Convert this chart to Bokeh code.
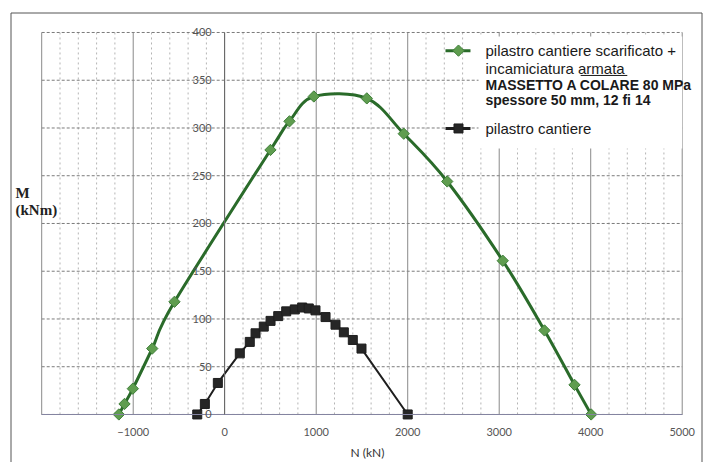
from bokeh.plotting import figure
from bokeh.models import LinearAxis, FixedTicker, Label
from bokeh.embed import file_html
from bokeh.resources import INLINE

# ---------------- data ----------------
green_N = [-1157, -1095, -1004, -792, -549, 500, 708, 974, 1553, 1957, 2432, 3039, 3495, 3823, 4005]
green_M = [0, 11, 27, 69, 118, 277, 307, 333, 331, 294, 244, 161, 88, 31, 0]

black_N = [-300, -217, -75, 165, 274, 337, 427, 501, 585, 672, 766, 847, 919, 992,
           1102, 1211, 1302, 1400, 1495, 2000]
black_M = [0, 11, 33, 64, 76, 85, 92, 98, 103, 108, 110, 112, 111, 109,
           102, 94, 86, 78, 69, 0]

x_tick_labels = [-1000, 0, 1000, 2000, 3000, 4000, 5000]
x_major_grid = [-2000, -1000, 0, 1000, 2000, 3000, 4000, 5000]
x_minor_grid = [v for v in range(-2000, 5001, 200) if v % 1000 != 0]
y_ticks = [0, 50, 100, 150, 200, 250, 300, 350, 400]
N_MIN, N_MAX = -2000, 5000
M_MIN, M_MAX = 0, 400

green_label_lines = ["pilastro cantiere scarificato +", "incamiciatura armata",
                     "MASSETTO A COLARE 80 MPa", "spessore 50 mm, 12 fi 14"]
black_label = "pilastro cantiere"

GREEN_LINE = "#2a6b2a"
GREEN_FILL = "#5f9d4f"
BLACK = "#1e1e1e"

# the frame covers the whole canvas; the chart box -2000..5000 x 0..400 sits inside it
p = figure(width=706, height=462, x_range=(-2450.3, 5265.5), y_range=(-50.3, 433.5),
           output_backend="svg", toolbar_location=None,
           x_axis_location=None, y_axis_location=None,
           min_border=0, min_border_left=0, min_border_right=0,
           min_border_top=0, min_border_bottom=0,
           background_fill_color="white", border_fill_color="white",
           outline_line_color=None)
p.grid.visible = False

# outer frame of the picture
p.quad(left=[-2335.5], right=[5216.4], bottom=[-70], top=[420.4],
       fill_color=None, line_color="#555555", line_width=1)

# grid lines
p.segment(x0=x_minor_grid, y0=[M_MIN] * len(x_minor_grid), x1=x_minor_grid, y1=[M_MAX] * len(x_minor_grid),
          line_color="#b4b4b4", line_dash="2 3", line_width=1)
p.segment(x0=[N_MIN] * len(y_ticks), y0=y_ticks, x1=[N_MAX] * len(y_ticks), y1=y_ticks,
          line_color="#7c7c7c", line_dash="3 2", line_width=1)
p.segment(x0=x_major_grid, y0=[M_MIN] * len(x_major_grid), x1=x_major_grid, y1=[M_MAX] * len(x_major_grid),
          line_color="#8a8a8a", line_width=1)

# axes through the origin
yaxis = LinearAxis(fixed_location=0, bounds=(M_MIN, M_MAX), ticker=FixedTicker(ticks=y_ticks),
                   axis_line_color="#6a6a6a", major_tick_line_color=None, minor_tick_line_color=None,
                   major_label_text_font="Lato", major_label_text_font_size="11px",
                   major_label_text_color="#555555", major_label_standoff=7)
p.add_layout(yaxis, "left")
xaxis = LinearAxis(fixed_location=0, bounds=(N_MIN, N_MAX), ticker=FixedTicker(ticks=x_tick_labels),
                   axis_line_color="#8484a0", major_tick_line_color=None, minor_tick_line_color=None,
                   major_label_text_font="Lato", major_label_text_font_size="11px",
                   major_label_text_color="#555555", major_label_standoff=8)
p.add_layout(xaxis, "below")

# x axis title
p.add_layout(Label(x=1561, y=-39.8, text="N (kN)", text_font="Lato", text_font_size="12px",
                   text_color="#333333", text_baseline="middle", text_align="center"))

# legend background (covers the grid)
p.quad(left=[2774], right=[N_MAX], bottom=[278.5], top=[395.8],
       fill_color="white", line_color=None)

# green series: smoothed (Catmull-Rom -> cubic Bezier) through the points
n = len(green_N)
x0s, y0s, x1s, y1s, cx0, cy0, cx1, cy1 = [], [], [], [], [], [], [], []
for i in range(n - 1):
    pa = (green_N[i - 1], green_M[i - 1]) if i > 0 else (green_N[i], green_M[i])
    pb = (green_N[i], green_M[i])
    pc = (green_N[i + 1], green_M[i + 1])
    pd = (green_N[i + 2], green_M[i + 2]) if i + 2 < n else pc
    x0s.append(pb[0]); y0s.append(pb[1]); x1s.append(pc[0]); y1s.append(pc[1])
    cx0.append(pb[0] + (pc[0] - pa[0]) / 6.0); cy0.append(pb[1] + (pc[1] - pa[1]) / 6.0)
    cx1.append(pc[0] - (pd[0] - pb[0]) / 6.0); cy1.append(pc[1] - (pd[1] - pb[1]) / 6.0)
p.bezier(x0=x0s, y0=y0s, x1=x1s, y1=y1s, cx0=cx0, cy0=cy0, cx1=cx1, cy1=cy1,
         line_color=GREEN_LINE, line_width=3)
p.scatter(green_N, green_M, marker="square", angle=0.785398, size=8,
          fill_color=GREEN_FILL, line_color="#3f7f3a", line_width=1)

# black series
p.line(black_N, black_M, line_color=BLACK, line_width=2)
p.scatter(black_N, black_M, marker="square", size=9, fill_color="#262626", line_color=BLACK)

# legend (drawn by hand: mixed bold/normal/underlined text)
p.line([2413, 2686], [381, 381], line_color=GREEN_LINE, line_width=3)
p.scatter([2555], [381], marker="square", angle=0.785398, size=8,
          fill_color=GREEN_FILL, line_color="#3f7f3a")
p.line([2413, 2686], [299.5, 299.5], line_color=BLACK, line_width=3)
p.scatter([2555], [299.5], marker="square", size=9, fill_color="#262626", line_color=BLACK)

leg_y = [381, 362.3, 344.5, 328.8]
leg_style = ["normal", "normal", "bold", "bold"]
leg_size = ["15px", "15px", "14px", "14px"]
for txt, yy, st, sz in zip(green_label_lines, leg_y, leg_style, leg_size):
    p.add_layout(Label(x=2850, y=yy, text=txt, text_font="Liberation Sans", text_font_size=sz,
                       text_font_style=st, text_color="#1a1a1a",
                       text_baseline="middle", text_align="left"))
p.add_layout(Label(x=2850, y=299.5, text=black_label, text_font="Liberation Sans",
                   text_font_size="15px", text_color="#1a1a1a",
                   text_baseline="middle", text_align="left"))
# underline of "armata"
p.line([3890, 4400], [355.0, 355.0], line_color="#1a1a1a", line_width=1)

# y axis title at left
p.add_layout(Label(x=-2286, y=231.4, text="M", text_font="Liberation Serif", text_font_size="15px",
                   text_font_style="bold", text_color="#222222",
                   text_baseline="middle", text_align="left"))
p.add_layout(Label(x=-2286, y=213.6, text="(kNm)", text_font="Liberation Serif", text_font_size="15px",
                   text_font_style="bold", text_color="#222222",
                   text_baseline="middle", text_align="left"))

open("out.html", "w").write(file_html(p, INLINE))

----

Exercise prompt: Every line is to be duplicated exactly, though pictures stay out.

Solution:
Convert this chart to Bokeh code.
from bokeh.plotting import figure
from bokeh.models import LinearAxis, FixedTicker, Label
from bokeh.embed import file_html
from bokeh.resources import INLINE

# ---------------- data ----------------
green_N = [-1157, -1095, -1004, -792, -549, 500, 708, 974, 1553, 1957, 2432, 3039, 3495, 3823, 4005]
green_M = [0, 11, 27, 69, 118, 277, 307, 333, 331, 294, 244, 161, 88, 31, 0]

black_N = [-300, -217, -75, 165, 274, 337, 427, 501, 585, 672, 766, 847, 919, 992,
           1102, 1211, 1302, 1400, 1495, 2000]
black_M = [0, 11, 33, 64, 76, 85, 92, 98, 103, 108, 110, 112, 111, 109,
           102, 94, 86, 78, 69, 0]

x_tick_labels = [-1000, 0, 1000, 2000, 3000, 4000, 5000]
x_major_grid = [-2000, -1000, 0, 1000, 2000, 3000, 4000, 5000]
x_minor_grid = [v for v in range(-2000, 5001, 200) if v % 1000 != 0]
y_ticks = [0, 50, 100, 150, 200, 250, 300, 350, 400]
N_MIN, N_MAX = -2000, 5000
M_MIN, M_MAX = 0, 400

green_label_lines = ["pilastro cantiere scarificato +", "incamiciatura armata",
                     "MASSETTO A COLARE 80 MPa", "spessore 50 mm, 12 fi 14"]
black_label = "pilastro cantiere"

GREEN_LINE = "#2a6b2a"
GREEN_FILL = "#5f9d4f"
BLACK = "#1e1e1e"

# the frame covers the whole canvas; the chart box -2000..5000 x 0..400 sits inside it
p = figure(width=706, height=462, x_range=(-2450.3, 5265.5), y_range=(-50.3, 433.5),
           output_backend="svg", toolbar_location=None,
           x_axis_location=None, y_axis_location=None,
           min_border=0, min_border_left=0, min_border_right=0,
           min_border_top=0, min_border_bottom=0,
           background_fill_color="white", border_fill_color="white",
           outline_line_color=None)
p.grid.visible = False

# outer frame of the picture
p.quad(left=[-2335.5], right=[5216.4], bottom=[-70], top=[420.4],
       fill_color=None, line_color="#555555", line_width=1)

# grid lines
p.segment(x0=x_minor_grid, y0=[M_MIN] * len(x_minor_grid), x1=x_minor_grid, y1=[M_MAX] * len(x_minor_grid),
          line_color="#b4b4b4", line_dash="2 3", line_width=1)
p.segment(x0=[N_MIN] * len(y_ticks), y0=y_ticks, x1=[N_MAX] * len(y_ticks), y1=y_ticks,
          line_color="#7c7c7c", line_dash="3 2", line_width=1)
p.segment(x0=x_major_grid, y0=[M_MIN] * len(x_major_grid), x1=x_major_grid, y1=[M_MAX] * len(x_major_grid),
          line_color="#8a8a8a", line_width=1)

# axes through the origin
yaxis = LinearAxis(fixed_location=0, bounds=(M_MIN, M_MAX), ticker=FixedTicker(ticks=y_ticks),
                   axis_line_color="#6a6a6a", major_tick_line_color=None, minor_tick_line_color=None,
                   major_label_text_font="Lato", major_label_text_font_size="11px",
                   major_label_text_color="#555555", major_label_standoff=7)
p.add_layout(yaxis, "left")
xaxis = LinearAxis(fixed_location=0, bounds=(N_MIN, N_MAX), ticker=FixedTicker(ticks=x_tick_labels),
                   axis_line_color="#8484a0", major_tick_line_color=None, minor_tick_line_color=None,
                   major_label_text_font="Lato", major_label_text_font_size="11px",
                   major_label_text_color="#555555", major_label_standoff=8)
p.add_layout(xaxis, "below")

# x axis title
p.add_layout(Label(x=1561, y=-39.8, text="N (kN)", text_font="Lato", text_font_size="12px",
                   text_color="#333333", text_baseline="middle", text_align="center"))

# legend background (covers the grid)
p.quad(left=[2774], right=[N_MAX], bottom=[278.5], top=[395.8],
       fill_color="white", line_color=None)

# green series: smoothed (Catmull-Rom -> cubic Bezier) through the points
n = len(green_N)
x0s, y0s, x1s, y1s, cx0, cy0, cx1, cy1 = [], [], [], [], [], [], [], []
for i in range(n - 1):
    pa = (green_N[i - 1], green_M[i - 1]) if i > 0 else (green_N[i], green_M[i])
    pb = (green_N[i], green_M[i])
    pc = (green_N[i + 1], green_M[i + 1])
    pd = (green_N[i + 2], green_M[i + 2]) if i + 2 < n else pc
    x0s.append(pb[0]); y0s.append(pb[1]); x1s.append(pc[0]); y1s.append(pc[1])
    cx0.append(pb[0] + (pc[0] - pa[0]) / 6.0); cy0.append(pb[1] + (pc[1] - pa[1]) / 6.0)
    cx1.append(pc[0] - (pd[0] - pb[0]) / 6.0); cy1.append(pc[1] - (pd[1] - pb[1]) / 6.0)
p.bezier(x0=x0s, y0=y0s, x1=x1s, y1=y1s, cx0=cx0, cy0=cy0, cx1=cx1, cy1=cy1,
         line_color=GREEN_LINE, line_width=3)
p.scatter(green_N, green_M, marker="square", angle=0.785398, size=8,
          fill_color=GREEN_FILL, line_color="#3f7f3a", line_width=1)

# black series
p.line(black_N, black_M, line_color=BLACK, line_width=2)
p.scatter(black_N, black_M, marker="square", size=9, fill_color="#262626", line_color=BLACK)

# legend (drawn by hand: mixed bold/normal/underlined text)
p.line([2413, 2686], [381, 381], line_color=GREEN_LINE, line_width=3)
p.scatter([2555], [381], marker="square", angle=0.785398, size=8,
          fill_color=GREEN_FILL, line_color="#3f7f3a")
p.line([2413, 2686], [299.5, 299.5], line_color=BLACK, line_width=3)
p.scatter([2555], [299.5], marker="square", size=9, fill_color="#262626", line_color=BLACK)

leg_y = [381, 362.3, 344.5, 328.8]
leg_style = ["normal", "normal", "bold", "bold"]
leg_size = ["15px", "15px", "14px", "14px"]
for txt, yy, st, sz in zip(green_label_lines, leg_y, leg_style, leg_size):
    p.add_layout(Label(x=2850, y=yy, text=txt, text_font="Liberation Sans", text_font_size=sz,
                       text_font_style=st, text_color="#1a1a1a",
                       text_baseline="middle", text_align="left"))
p.add_layout(Label(x=2850, y=299.5, text=black_label, text_font="Liberation Sans",
                   text_font_size="15px", text_color="#1a1a1a",
                   text_baseline="middle", text_align="left"))
# underline of "armata"
p.line([3890, 4400], [355.0, 355.0], line_color="#1a1a1a", line_width=1)

# y axis title at left
p.add_layout(Label(x=-2286, y=231.4, text="M", text_font="Liberation Serif", text_font_size="15px",
                   text_font_style="bold", text_color="#222222",
                   text_baseline="middle", text_align="left"))
p.add_layout(Label(x=-2286, y=213.6, text="(kNm)", text_font="Liberation Serif", text_font_size="15px",
                   text_font_style="bold", text_color="#222222",
                   text_baseline="middle", text_align="left"))

open("out.html", "w").write(file_html(p, INLINE))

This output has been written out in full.